In the lines below, output everything from the first line through the line containing "const zeroShortTicks = [0.2, 0.6];" exactly as it is. Pictures are not part of the output.

#### Given information ####

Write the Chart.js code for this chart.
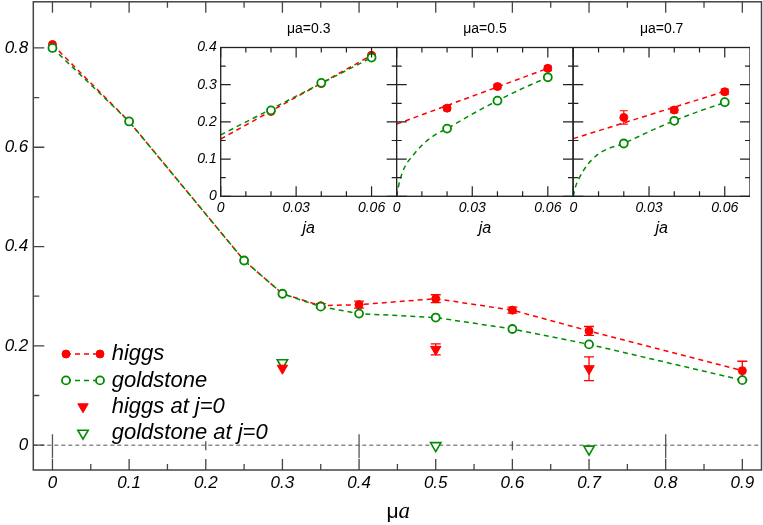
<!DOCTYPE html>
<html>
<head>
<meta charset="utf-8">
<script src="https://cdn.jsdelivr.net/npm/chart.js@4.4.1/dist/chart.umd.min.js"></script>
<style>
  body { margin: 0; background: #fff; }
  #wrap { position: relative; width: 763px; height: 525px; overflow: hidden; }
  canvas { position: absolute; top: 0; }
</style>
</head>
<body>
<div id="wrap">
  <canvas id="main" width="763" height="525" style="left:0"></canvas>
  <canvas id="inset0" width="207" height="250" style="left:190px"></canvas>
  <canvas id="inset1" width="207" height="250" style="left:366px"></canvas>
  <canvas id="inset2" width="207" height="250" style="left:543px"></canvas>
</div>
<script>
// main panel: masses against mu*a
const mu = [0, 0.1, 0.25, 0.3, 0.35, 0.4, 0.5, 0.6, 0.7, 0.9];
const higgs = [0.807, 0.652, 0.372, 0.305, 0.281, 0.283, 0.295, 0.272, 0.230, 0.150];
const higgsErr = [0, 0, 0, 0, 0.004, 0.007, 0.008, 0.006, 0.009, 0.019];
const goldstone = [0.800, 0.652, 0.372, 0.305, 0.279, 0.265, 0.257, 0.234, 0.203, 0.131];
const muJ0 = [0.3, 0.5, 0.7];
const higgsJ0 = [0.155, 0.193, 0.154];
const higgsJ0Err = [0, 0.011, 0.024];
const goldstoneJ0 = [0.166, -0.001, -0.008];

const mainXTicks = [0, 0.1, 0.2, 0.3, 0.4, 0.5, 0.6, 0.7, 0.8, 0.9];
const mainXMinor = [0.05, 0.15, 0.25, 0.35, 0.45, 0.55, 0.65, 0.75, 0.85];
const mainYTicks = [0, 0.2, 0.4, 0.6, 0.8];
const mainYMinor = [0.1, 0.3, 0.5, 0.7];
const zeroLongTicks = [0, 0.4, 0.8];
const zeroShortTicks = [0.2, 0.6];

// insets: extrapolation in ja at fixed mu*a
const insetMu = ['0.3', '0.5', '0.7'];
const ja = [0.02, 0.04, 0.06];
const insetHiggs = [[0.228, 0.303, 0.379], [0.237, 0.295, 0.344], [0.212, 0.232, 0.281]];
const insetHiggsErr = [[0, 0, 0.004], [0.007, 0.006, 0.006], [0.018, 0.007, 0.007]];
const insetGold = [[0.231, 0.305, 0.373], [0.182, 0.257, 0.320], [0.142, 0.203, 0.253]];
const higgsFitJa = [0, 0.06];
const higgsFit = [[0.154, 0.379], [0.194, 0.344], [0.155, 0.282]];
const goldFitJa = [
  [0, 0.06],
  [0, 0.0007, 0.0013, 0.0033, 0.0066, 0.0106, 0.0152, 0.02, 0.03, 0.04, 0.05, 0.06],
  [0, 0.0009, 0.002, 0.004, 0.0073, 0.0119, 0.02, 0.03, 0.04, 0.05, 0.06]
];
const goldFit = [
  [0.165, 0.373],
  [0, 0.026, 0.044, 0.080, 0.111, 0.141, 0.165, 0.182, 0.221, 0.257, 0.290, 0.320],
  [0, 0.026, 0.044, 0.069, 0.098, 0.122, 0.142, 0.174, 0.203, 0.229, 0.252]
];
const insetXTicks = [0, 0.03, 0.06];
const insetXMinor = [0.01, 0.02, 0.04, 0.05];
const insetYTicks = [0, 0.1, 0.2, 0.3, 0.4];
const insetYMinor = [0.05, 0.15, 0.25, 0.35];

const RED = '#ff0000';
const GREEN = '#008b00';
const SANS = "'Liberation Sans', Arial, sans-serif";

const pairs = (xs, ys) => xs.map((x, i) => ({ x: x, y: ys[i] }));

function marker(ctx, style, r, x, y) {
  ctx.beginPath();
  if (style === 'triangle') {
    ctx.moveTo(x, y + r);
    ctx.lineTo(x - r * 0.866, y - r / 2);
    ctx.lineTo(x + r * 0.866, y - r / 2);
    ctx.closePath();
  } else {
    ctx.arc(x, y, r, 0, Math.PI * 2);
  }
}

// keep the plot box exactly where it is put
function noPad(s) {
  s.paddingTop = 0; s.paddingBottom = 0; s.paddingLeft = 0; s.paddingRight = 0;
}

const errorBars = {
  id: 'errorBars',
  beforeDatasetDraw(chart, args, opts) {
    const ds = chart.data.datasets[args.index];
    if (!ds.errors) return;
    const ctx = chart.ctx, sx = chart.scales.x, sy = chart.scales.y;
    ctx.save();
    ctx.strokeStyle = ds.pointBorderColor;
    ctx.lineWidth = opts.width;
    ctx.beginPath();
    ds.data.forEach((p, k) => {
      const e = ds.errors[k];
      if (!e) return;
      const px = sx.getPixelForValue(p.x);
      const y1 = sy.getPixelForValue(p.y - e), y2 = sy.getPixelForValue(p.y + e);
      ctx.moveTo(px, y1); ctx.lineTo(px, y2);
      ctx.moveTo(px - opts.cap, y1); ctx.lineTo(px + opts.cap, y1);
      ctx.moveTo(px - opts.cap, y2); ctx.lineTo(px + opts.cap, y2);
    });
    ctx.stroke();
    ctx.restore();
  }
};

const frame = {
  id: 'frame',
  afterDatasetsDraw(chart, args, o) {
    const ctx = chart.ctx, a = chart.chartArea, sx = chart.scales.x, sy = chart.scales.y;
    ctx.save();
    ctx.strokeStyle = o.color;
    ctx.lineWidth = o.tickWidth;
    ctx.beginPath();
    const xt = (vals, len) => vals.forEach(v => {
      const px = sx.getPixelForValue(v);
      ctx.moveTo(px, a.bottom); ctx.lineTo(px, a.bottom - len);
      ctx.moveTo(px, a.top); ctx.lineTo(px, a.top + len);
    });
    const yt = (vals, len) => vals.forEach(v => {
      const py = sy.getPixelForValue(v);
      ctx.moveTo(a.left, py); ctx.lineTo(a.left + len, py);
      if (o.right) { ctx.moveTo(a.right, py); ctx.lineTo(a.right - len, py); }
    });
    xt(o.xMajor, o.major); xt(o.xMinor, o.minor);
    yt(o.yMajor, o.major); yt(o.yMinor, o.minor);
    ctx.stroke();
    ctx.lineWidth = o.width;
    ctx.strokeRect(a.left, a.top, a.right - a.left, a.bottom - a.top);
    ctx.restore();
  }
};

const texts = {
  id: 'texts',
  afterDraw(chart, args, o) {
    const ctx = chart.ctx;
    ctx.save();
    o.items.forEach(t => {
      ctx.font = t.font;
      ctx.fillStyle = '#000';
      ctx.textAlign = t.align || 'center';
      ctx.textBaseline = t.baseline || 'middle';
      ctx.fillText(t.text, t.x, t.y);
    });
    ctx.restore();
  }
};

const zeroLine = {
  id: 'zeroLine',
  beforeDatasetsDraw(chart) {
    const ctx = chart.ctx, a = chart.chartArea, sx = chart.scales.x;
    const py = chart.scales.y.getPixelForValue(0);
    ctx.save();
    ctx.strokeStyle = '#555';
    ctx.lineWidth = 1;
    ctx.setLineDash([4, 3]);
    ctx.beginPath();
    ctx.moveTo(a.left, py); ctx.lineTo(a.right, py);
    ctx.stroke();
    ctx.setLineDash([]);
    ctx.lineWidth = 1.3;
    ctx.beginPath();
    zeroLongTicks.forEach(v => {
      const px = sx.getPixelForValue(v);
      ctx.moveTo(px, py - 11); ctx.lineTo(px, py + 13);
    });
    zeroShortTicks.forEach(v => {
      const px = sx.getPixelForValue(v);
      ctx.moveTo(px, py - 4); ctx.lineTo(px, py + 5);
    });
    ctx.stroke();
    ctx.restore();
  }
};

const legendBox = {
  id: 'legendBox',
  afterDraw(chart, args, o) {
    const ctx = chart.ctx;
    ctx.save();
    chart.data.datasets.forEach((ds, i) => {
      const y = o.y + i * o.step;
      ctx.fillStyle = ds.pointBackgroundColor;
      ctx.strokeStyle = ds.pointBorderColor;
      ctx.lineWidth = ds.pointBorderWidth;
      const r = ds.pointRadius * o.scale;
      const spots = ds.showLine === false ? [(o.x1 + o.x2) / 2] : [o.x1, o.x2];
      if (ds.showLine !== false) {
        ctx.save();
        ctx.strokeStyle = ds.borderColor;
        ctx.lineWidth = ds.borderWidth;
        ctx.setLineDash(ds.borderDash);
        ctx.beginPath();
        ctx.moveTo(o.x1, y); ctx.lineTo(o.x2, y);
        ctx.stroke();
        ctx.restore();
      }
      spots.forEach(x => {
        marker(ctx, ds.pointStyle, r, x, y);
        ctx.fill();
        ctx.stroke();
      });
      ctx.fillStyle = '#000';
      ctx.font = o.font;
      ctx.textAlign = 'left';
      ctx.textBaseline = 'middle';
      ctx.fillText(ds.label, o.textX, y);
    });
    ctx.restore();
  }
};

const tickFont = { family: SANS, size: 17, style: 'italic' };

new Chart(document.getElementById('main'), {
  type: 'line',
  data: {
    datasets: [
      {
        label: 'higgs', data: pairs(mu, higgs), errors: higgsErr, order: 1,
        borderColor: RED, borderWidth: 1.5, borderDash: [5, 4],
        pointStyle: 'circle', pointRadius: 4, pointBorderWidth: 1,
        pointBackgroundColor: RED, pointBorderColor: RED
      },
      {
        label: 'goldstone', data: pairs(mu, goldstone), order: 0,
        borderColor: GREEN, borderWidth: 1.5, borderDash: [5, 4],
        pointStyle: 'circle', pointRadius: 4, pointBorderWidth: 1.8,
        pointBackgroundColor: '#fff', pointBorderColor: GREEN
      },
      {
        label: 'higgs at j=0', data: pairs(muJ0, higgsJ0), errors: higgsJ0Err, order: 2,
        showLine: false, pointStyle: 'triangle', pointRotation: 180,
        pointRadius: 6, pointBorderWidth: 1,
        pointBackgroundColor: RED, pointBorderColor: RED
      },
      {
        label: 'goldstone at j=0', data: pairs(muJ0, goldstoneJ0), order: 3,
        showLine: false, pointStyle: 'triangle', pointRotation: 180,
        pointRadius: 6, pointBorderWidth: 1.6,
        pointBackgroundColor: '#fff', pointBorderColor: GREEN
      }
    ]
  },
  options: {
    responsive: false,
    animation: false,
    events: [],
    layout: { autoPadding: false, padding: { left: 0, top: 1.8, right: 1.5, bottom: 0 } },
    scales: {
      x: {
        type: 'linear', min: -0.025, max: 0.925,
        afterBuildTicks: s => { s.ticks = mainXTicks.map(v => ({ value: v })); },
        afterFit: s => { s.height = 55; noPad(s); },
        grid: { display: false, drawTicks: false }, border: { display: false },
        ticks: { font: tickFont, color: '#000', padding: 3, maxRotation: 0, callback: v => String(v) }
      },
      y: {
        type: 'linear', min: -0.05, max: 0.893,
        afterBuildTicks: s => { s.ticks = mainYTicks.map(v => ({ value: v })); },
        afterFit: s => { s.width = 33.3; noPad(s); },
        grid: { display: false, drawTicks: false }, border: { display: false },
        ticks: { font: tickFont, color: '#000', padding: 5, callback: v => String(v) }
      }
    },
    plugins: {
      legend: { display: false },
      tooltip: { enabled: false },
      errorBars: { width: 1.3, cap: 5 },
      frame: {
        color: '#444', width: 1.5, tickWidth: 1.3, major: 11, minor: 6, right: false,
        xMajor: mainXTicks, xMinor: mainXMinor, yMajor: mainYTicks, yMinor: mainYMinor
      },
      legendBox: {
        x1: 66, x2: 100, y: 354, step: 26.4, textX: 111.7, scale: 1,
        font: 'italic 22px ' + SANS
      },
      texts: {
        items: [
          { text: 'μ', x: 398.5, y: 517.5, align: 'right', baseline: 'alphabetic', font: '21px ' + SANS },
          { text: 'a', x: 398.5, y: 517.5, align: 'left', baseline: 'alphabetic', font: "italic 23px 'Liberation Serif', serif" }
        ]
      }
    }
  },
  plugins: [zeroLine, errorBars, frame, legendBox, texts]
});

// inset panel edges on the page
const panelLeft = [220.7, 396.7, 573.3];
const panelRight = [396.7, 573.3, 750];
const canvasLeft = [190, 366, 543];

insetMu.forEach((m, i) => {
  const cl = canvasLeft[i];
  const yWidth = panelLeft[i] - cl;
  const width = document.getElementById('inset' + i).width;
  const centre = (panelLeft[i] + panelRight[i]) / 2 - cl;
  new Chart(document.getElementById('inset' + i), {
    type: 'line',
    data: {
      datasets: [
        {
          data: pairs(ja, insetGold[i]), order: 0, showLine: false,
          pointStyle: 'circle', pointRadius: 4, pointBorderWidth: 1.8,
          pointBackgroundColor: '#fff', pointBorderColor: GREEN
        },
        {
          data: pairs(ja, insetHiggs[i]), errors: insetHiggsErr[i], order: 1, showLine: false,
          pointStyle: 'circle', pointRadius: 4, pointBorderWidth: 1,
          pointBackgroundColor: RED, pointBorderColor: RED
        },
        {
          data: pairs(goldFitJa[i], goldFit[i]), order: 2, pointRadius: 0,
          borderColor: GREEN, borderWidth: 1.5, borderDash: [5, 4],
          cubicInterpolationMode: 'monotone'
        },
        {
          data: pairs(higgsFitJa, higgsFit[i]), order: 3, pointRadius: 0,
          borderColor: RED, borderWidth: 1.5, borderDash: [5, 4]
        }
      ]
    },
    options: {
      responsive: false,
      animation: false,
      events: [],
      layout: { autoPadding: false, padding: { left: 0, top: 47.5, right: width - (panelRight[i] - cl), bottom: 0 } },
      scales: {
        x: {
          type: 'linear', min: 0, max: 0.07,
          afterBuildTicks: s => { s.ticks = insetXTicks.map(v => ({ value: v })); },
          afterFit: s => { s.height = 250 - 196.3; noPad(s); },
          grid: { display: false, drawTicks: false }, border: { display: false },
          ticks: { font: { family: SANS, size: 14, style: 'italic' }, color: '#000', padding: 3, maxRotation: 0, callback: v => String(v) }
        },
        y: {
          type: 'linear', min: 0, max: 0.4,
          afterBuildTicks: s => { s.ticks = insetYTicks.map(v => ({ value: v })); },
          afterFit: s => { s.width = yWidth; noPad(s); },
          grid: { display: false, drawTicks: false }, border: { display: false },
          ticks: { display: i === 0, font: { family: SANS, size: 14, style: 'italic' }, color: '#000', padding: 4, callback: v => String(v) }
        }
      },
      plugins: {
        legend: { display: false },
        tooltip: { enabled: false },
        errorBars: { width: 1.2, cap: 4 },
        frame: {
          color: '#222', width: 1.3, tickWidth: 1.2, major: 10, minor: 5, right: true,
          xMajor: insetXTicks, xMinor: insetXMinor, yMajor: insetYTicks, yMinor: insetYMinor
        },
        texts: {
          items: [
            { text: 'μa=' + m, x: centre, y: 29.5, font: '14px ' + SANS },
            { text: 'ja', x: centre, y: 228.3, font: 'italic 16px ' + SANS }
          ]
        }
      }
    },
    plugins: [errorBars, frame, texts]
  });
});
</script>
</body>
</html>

####

### Task response:
Write the Chart.js code for this chart.
<!DOCTYPE html>
<html>
<head>
<meta charset="utf-8">
<script src="https://cdn.jsdelivr.net/npm/chart.js@4.4.1/dist/chart.umd.min.js"></script>
<style>
  body { margin: 0; background: #fff; }
  #wrap { position: relative; width: 763px; height: 525px; overflow: hidden; }
  canvas { position: absolute; top: 0; }
</style>
</head>
<body>
<div id="wrap">
  <canvas id="main" width="763" height="525" style="left:0"></canvas>
  <canvas id="inset0" width="207" height="250" style="left:190px"></canvas>
  <canvas id="inset1" width="207" height="250" style="left:366px"></canvas>
  <canvas id="inset2" width="207" height="250" style="left:543px"></canvas>
</div>
<script>
// main panel: masses against mu*a
const mu = [0, 0.1, 0.25, 0.3, 0.35, 0.4, 0.5, 0.6, 0.7, 0.9];
const higgs = [0.807, 0.652, 0.372, 0.305, 0.281, 0.283, 0.295, 0.272, 0.230, 0.150];
const higgsErr = [0, 0, 0, 0, 0.004, 0.007, 0.008, 0.006, 0.009, 0.019];
const goldstone = [0.800, 0.652, 0.372, 0.305, 0.279, 0.265, 0.257, 0.234, 0.203, 0.131];
const muJ0 = [0.3, 0.5, 0.7];
const higgsJ0 = [0.155, 0.193, 0.154];
const higgsJ0Err = [0, 0.011, 0.024];
const goldstoneJ0 = [0.166, -0.001, -0.008];

const mainXTicks = [0, 0.1, 0.2, 0.3, 0.4, 0.5, 0.6, 0.7, 0.8, 0.9];
const mainXMinor = [0.05, 0.15, 0.25, 0.35, 0.45, 0.55, 0.65, 0.75, 0.85];
const mainYTicks = [0, 0.2, 0.4, 0.6, 0.8];
const mainYMinor = [0.1, 0.3, 0.5, 0.7];
const zeroLongTicks = [0, 0.4, 0.8];
const zeroShortTicks = [0.2, 0.6];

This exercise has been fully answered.